23. The applicant alleged that he was a victim of a violation of Articles 8 and 14 of the Convention and of Article 1 of Protocol No. 1 because the provisions applicable in French civil law limited his inheritance rights over his mother’s estate as compared to those of his half-brother.
24. The Court considers that since division of the estate had already begun when the application was lodged, the complaint should first be examined under the head of an alleged infringement of the applicant’s right to the peaceful enjoyment of his possessions, in conjunction with the principle of non-discrimination (see, mutatis mutandis, the Inze v. Austria judgment of 28 October 1987, Series A no. 126, p. 17, § 38).
I. ALLEGED VIOLATION OF ARTICLE 1 OF PROTOCOL No. 1 TAKEN IN CONJUNCTION WITH ARTICLE 14 OF THE CONVENTION
25. The applicant complained that, owing to the application by the French courts of Article 760 of the Civil Code, he was awarded a smaller portion in his mother’s estate than the portion awarded to his half-brother, by reason of his being an adulterine child.
26. Article 1 of Protocol No. 1 and Article 14 of the Convention provide:
Article 1 of Protocol No. 1
“Every natural or legal person is entitled to the peaceful enjoyment of his possessions. No one shall be deprived of his possessions except in the public interest and subject to the conditions provided for by law and by the general principles of international law.

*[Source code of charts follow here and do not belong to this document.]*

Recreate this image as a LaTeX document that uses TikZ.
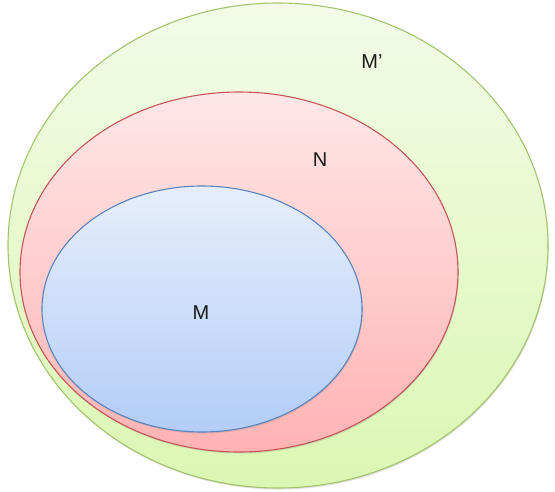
\documentclass[tikz,border=0pt]{standalone}
\usepackage{fontspec}
\setmainfont{Liberation Sans}
\usepackage{tikz}
\usetikzlibrary{positioning, shapes.geometric, shadows}
\definecolor{setgreen}{HTML}{A3C46C}
\definecolor{setred}{HTML}{C5575A}
\definecolor{setblue}{HTML}{5B84BE}
\definecolor{greentop}{HTML}{F3FBE8}
\definecolor{greenbot}{HTML}{DBF7B3}
\definecolor{redtop}{HTML}{FFE7E7}
\definecolor{redbot}{HTML}{FFB3B3}
\definecolor{bluetop}{HTML}{E6EEFC}
\definecolor{bluebot}{HTML}{B3CDF7}

\begin{document}
\begin{tikzpicture}[
  x=1pt, y=-1pt,
  set/.style={
    ellipse, inner sep=0pt, line width=1.1pt,
    drop shadow={shadow xshift=0.8pt, shadow yshift=-1.5pt, opacity=0.25}
  },
  lbl/.style={font=\fontsize{20}{22}\selectfont, text=black!90}
]
\useasboundingbox (0,0) rectangle (555,491);

% M'
\node[set, draw=setgreen, top color=greentop, bottom color=greenbot,
      minimum width=540pt, minimum height=485pt] (mp) at (278,245.5) {};
% N
\node[set, draw=setred, top color=redtop, bottom color=redbot,
      minimum width=438pt, minimum height=360pt] (n) at (239,272) {};
% M
\node[set, draw=setblue, top color=bluetop, bottom color=bluebot,
      minimum width=320pt, minimum height=246pt] (m) at (202,309) {};

% Labels
\node[lbl] (lmp) at (372,62) {M’};
\node[lbl] (ln) at (320,160) {N};
\node[lbl] (lm) at (201,313) {M};

\end{tikzpicture}
\end{document}
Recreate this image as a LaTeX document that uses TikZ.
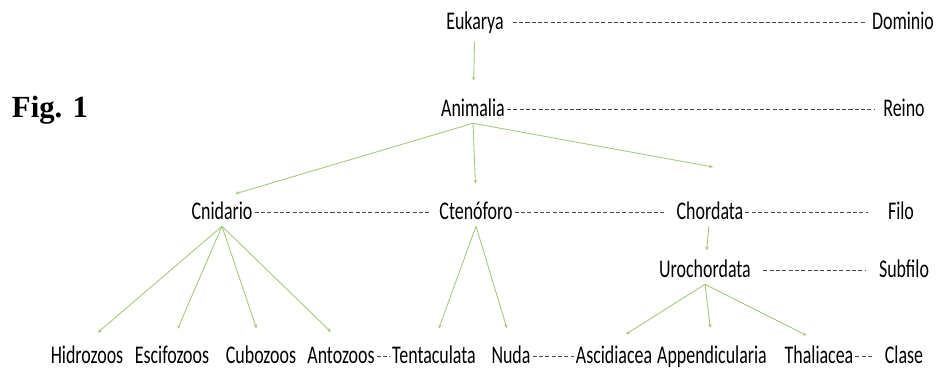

The preceding provisions shall not, however, in any way impair the right of a State to enforce such laws as it deems necessary to control the use of property in accordance with the general interest or to secure the payment of taxes or other contributions or penalties.”
Article 14 of the Convention
“The enjoyment of the rights and freedoms set forth in [the] Convention shall be secured without discrimination on any ground such as sex, race, colour, language, religion, political or other opinion, national or social origin, association with a national minority, property, birth or other status.”
27. The applicant stated that his half-brother was a child born out of wedlock who was subsequently legitimised by his parents’ marriage. He submitted that the distinction drawn, as regards inheritance rights, between a child born out of wedlock subsequently legitimised by marriage and a competing adulterine child did not pursue a legitimate aim. He added that, even if it were sought to defend the institution of marriage and the traditional family, the difference in treatment of an adulterine child as compared to a legitimised child born out of wedlock was unacceptable since, in both cases, the child had been conceived out of wedlock. Thus equality of rights would not impede in any way the resolution of a situation which had not arisen within marriage, but outside marriage. Furthermore, the protection of the non-adulterous spouse was an irrelevant issue here since the divorce had been pronounced on 4 July 1944.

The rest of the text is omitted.